Ari Shavit, writing in the Israeli newspaper, Haaretz, contemplates the recent debacle with Hezbollah and asks, "What happened to us?" He proceeds to offer a brilliant dissection of the degeneration of Israeli society over the past generation. Below is only a fraction of his analysis. It is imperative to read the whole thing. It's the deepest, most penetrating analysis of Israeli society and its recent disappointing fruit that I've seen.
A simple thing happened: We were drugged by political correctness. The political correctness that has come to dominate Israeli discourse and Israeli awareness in the past generation was totally divorced from the Israeli situation. It did not have the tools to deal with the reality of an existential conflict. . . .
At the same time, political correctness assumed that Israeli strength is a given. That Israel is insanely strong. Therefore, political correctness disdained any attempt to build and maintain Israeli strength. The defense budget was cut, the values of volunteerism were mocked, the concepts of heroism and fortitude became despicable. Since the Israel Defense Forces was identified as an army of occupation . . . they had reservations about it, they shook it off and became alienated from it. After all, in the spiritual world of political correctness, power and army have become dirty words.
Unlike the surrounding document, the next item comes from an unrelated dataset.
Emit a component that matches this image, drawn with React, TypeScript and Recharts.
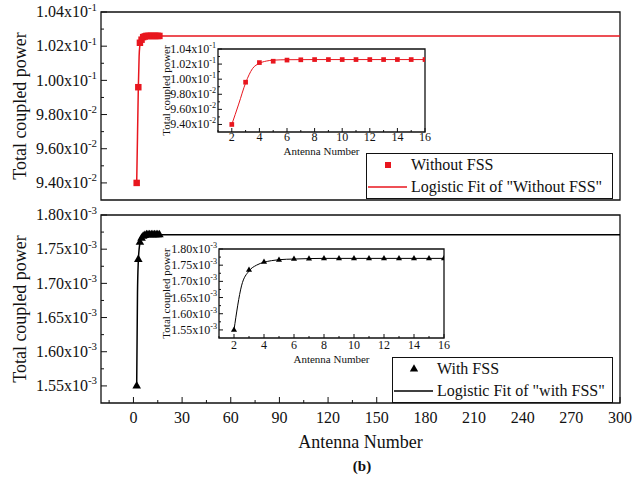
import React from 'react';
import { ComposedChart, Line, Scatter, XAxis, YAxis, Legend, ReferenceArea, Symbols } from 'recharts';

const FONT = "'Liberation Serif', 'DejaVu Serif', serif";
const RED = '#e8161e';
const INK = '#111111';

// simulated antenna counts and total coupled power
const antennaNumbers = [2, 3, 4, 5, 6, 7, 8, 9, 10, 11, 12, 13, 14, 15, 16];
const withoutFssPower = [0.094, 0.0996, 0.1022, 0.10238, 0.10253, 0.10257, 0.1026, 0.1026, 0.1026, 0.1026, 0.1026, 0.1026, 0.1026, 0.1026, 0.1026];
const withFssPower = [0.00155, 0.001735, 0.00176, 0.001766, 0.001769, 0.00177, 0.001771, 0.001771, 0.001771, 0.001771, 0.001771, 0.001771, 0.001771, 0.001771, 0.001771];

// logistic fit curves
const fitAntenna = [2, 2.5, 3, 3.5, 4, 4.5, 5, 6, 8, 16, 300];
const fitWithoutFss = [0.094, 0.0967, 0.0995, 0.1014, 0.1021, 0.1024, 0.10252, 0.10258, 0.1026, 0.1026, 0.1026];
const fitWithFss = [0.00155, 0.001686, 0.001732, 0.00175, 0.001759, 0.001764, 0.001767, 0.001769, 0.001771, 0.001771, 0.001771];

// axes
const mainXDomain: [number, number] = [-20, 300];
const mainXTicks = [-15, 0, 15, 30, 45, 60, 75, 90, 105, 120, 135, 150, 165, 180, 195, 210, 225, 240, 255, 270, 285, 300];
const mainXLabels = [0, 30, 60, 90, 120, 150, 180, 210, 240, 270, 300];
const insetXDomain: [number, number] = [1, 16];
const insetXTicks = [1, 2, 3, 4, 5, 6, 7, 8, 9, 10, 11, 12, 13, 14, 15, 16];
const insetXLabels = [2, 4, 6, 8, 10, 12, 14, 16];

const upperYDomain: [number, number] = [0.093, 0.104];
const upperYTicks = [0.094, 0.095, 0.096, 0.097, 0.098, 0.099, 0.1, 0.101, 0.102, 0.103, 0.104];
const upperYLabels = [0.094, 0.096, 0.098, 0.1, 0.102, 0.104];
const lowerYDomain: [number, number] = [0.001525, 0.0018];
const lowerYTicks = [0.00155, 0.001575, 0.0016, 0.001625, 0.00165, 0.001675, 0.0017, 0.001725, 0.00175, 0.001775, 0.0018];
const lowerYLabels = [0.00155, 0.0016, 0.00165, 0.0017, 0.00175, 0.0018];

type Pt = { x: number; y: number };
const pair = (xs: number[], ys: number[]): Pt[] => xs.map((x, i) => ({ x, y: ys[i] }));
const has = (list: number[], v: number) => list.some((t) => Math.abs(t - v) < 1e-10);

const textStyle = { fontFamily: FONT };

const renderYTick = (labels: number[], len: number, size: number, gap: number) => (p: any) => {
  const v = p.payload.value;
  const major = has(labels, v);
  const exp = Math.floor(Math.log10(v) + 1e-9);
  const mant = (v / Math.pow(10, exp)).toFixed(2);
  return (
    <g>
      <line x1={p.x} x2={p.x + (major ? len : len / 2)} y1={p.y} y2={p.y} stroke={INK} />
      {major && (
        <text x={p.x - gap} y={p.y + size * 0.33} textAnchor="end" style={textStyle} fontSize={size} fill={INK}>
          {mant}x10<tspan dy={-size * 0.42} fontSize={size * 0.68}>{exp}</tspan>
        </text>
      )}
    </g>
  );
};

const renderXTick = (labels: number[], len: number, size: number, gap: number, show: boolean) => (p: any) => {
  const v = p.payload.value;
  const major = has(labels, v);
  return (
    <g>
      <line x1={p.x} x2={p.x} y1={p.y} y2={p.y - (major ? len : len / 2)} stroke={INK} />
      {show && major && (
        <text x={p.x} y={p.y + gap} textAnchor="middle" style={textStyle} fontSize={size} fill={INK}>
          {v}
        </text>
      )}
    </g>
  );
};

const YTitle = ({ viewBox, text, dx, size }: any) => {
  const x = viewBox.x + dx;
  const y = viewBox.y + viewBox.height / 2;
  return (
    <text x={x} y={y} transform={`rotate(-90 ${x} ${y})`} textAnchor="middle" dominantBaseline="central" style={textStyle} fontSize={size} fill={INK}>
      {text}
    </text>
  );
};

const XTitle = ({ viewBox, text, dy, size }: any) => (
  <text x={viewBox.x + viewBox.width / 2} y={viewBox.y + dy} textAnchor="middle" style={textStyle} fontSize={size} fill={INK}>
    {text}
  </text>
);

const LegendBox = ({ payload, markerArea }: any) => {
  const rows = [...(payload || [])].sort((a: any, b: any) => (a.type === 'line' ? 1 : 0) - (b.type === 'line' ? 1 : 0));
  return (
    <div style={{ width: '100%', height: '100%', boxSizing: 'border-box', border: `1px solid ${INK}`, background: '#fff', fontFamily: FONT, fontSize: 16, color: INK }}>
      {rows.map((entry: any) => (
        <div key={entry.value} style={{ display: 'flex', alignItems: 'center', height: 22 }}>
          <svg width={44} height={22} style={{ flex: 'none' }}>
            {entry.type === 'line' ? (
              <line x1={1} x2={40} y1={11} y2={11} stroke={entry.color} strokeWidth={1.5} />
            ) : (
              <Symbols cx={21} cy={11} type={entry.type} size={markerArea} fill={entry.color} />
            )}
          </svg>
          <span style={{ whiteSpace: 'nowrap' }}>{entry.value}</span>
        </div>
      ))}
    </div>
  );
};

type PanelProps = {
  left: number; top: number; width: number; height: number;
  margin: { top: number; right: number; bottom: number; left: number };
  points: Pt[]; fit: Pt[]; color: string; marker: 'square' | 'triangle'; markerArea: number; fitWidth: number;
  pointName: string; fitName: string; legendBox?: React.CSSProperties; legendMarkerArea?: number;
  xDomain: [number, number]; xTicks: number[]; xLabels: number[]; xAxisHeight: number; showXLabels: boolean;
  xLabelGap: number; xTitle?: string; xTitleGap: number;
  yDomain: [number, number]; yTicks: number[]; yLabels: number[]; yAxisWidth: number; yTitleX: number; yLabelGap: number;
  tickLen: number; tickFont: number; titleFont: number;
};

const PowerPanel = (p: PanelProps) => (
  <div style={{ position: 'absolute', left: p.left, top: p.top }}>
    <ComposedChart width={p.width} height={p.height} margin={p.margin} style={{ fontFamily: FONT }}>
      <XAxis
        type="number"
        dataKey="x"
        domain={p.xDomain}
        ticks={p.xTicks}
        allowDataOverflow
        interval={0}
        height={p.xAxisHeight}
        axisLine={false}
        tickLine={false}
        tickSize={0}
        tickMargin={0}
        tick={renderXTick(p.xLabels, p.tickLen, p.tickFont, p.xLabelGap, p.showXLabels)}
        label={p.xTitle ? <XTitle text={p.xTitle} dy={p.xTitleGap} size={p.titleFont} /> : undefined}
      />
      <YAxis
        type="number"
        dataKey="y"
        domain={p.yDomain}
        ticks={p.yTicks}
        allowDataOverflow
        interval={0}
        width={p.yAxisWidth}
        axisLine={false}
        tickLine={false}
        tickSize={0}
        tickMargin={0}
        tick={renderYTick(p.yLabels, p.tickLen, p.tickFont, p.yLabelGap)}
        label={<YTitle text="Total coupled power" dx={p.yTitleX} size={p.titleFont} />}
      />
      <ReferenceArea
        x1={p.xDomain[0]}
        x2={p.xDomain[1]}
        y1={p.yDomain[0]}
        y2={p.yDomain[1]}
        fill="#ffffff"
        fillOpacity={0}
        stroke={INK}
        strokeWidth={1.3}
        ifOverflow="visible"
      />
      <Line
        data={p.fit}
        dataKey="y"
        name={p.fitName}
        type="monotone"
        stroke={p.color}
        strokeWidth={p.fitWidth}
        dot={false}
        legendType="line"
        isAnimationActive={false}
      />
      <Scatter
        data={p.points}
        dataKey="y"
        name={p.pointName}
        fill={p.color}
        legendType={p.marker}
        isAnimationActive={false}
        shape={(s: any) => <Symbols cx={s.cx} cy={s.cy} type={p.marker} size={p.markerArea} fill={p.color} />}
      />
      {p.legendBox && (
        <Legend
          layout="horizontal"
          verticalAlign="middle"
          align="center"
          wrapperStyle={p.legendBox}
          content={<LegendBox markerArea={p.legendMarkerArea} />}
        />
      )}
    </ComposedChart>
  </div>
);

const upperPoints = pair(antennaNumbers, withoutFssPower);
const upperFit = pair(fitAntenna, fitWithoutFss);
const lowerPoints = pair(antennaNumbers, withFssPower);
const lowerFit = pair(fitAntenna, fitWithFss);

export default function App() {
  return (
    <div style={{ position: 'absolute', left: 0, top: 0, width: 644, height: 486, background: '#fff', fontFamily: FONT }}>
      <PowerPanel
        left={0} top={0} width={644} height={215}
        margin={{ top: 12, right: 24, bottom: 15, left: 0 }}
        points={upperPoints} fit={upperFit} color={RED} marker="square" markerArea={42} fitWidth={1.5}
        pointName="Without FSS" fitName={'Logistic Fit of "Without FSS"'}
        legendBox={{ left: 366, top: 153, width: 247, height: 46 }} legendMarkerArea={36}
        xDomain={mainXDomain} xTicks={mainXTicks} xLabels={mainXLabels} xAxisHeight={0} showXLabels={false}
        xLabelGap={20} xTitleGap={45}
        yDomain={upperYDomain} yTicks={upperYTicks} yLabels={upperYLabels} yAxisWidth={101} yTitleX={20} yLabelGap={4}
        tickLen={6} tickFont={16} titleFont={18}
      />
      <PowerPanel
        left={0} top={205} width={644} height={250}
        margin={{ top: 10, right: 24, bottom: 2, left: 0 }}
        points={lowerPoints} fit={lowerFit} color="#000000" marker="triangle" markerArea={32} fitWidth={1.5}
        pointName="With FSS" fitName={'Logistic Fit of "with FSS"'}
        legendBox={{ left: 392, top: 152, width: 221, height: 46 }} legendMarkerArea={30}
        xDomain={mainXDomain} xTicks={mainXTicks} xLabels={mainXLabels} xAxisHeight={50} showXLabels
        xLabelGap={20} xTitle="Antenna Number" xTitleGap={45}
        yDomain={lowerYDomain} yTicks={lowerYTicks} yLabels={lowerYLabels} yAxisWidth={101} yTitleX={20} yLabelGap={4}
        tickLen={6} tickFont={16} titleFont={18}
      />
      <PowerPanel
        left={140} top={40} width={300} height={125}
        margin={{ top: 9, right: 15, bottom: 3, left: 0 }}
        points={upperPoints} fit={upperFit} color={RED} marker="square" markerArea={22} fitWidth={1}
        pointName="Without FSS" fitName={'Logistic Fit of "Without FSS"'}
        xDomain={insetXDomain} xTicks={insetXTicks} xLabels={insetXLabels} xAxisHeight={30} showXLabels
        xLabelGap={9} xTitle="Antenna Number" xTitleGap={23}
        yDomain={upperYDomain} yTicks={upperYTicks} yLabels={upperYLabels} yAxisWidth={78} yTitleX={26} yLabelGap={2}
        tickLen={4} tickFont={12} titleFont={11}
      />
      <PowerPanel
        left={140} top={240} width={320} height={131}
        margin={{ top: 9, right: 16, bottom: 3, left: 0 }}
        points={lowerPoints} fit={lowerFit} color="#000000" marker="triangle" markerArea={16} fitWidth={1}
        pointName="With FSS" fitName={'Logistic Fit of "with FSS"'}
        xDomain={insetXDomain} xTicks={insetXTicks} xLabels={insetXLabels} xAxisHeight={30} showXLabels
        xLabelGap={11} xTitle="Antenna Number" xTitleGap={25}
        yDomain={lowerYDomain} yTicks={lowerYTicks} yLabels={lowerYLabels} yAxisWidth={79} yTitleX={26} yLabelGap={2}
        tickLen={4} tickFont={12} titleFont={11}
      />
      <div style={{ position: 'absolute', left: 322, top: 458, width: 80, textAlign: 'center', fontWeight: 'bold', fontSize: 15, color: INK }}>
        (b)
      </div>
    </div>
  );
}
Any national idea was rejected because of the sanctity of the private sphere. Every cooperative ethos was dismantled in favor of the individual. Power was identified with fascism. Masculinity was publicly condemned. . . . The capital, the media and the academic world of the 1990s and the first decade of the 21st century, have blinded Israel and deprived it of its spirit. Their repeated illusions regarding the historical reality in which the Jewish state finds itself, caused Israel to make a navigational error and to lose its way. Their unending attacks, both direct and indirect, on nationalism, on militarism and on the Zionist narrative have eaten away from the inside at the tree trunk of Israeli existence, and sucked away its life force.
. . . What is needed is to create immediately a new discourse that will suit the new situation. Without a new spirit and without a new language there will be no victory in the fighting. Therefore, while the war is raging we must find the spirit and we must find the language that we lost in the years preceding the war.
Israel tried with all its soul and all its might to be Athens. However in this place, in this era, there is no future for an Athens without a speck of Sparta. There is no hope for a society-of-life that does not know how to organize itself to deal with death. Therefore, after decades during which the right and the left and the center took Israeli power for granted and wastefully exploited it, now there is no escaping the need to place the renewed building of Israeli power at the top of the agenda. We are returning to the encounter with our fate; returning to what is decreed by the reality of our lives.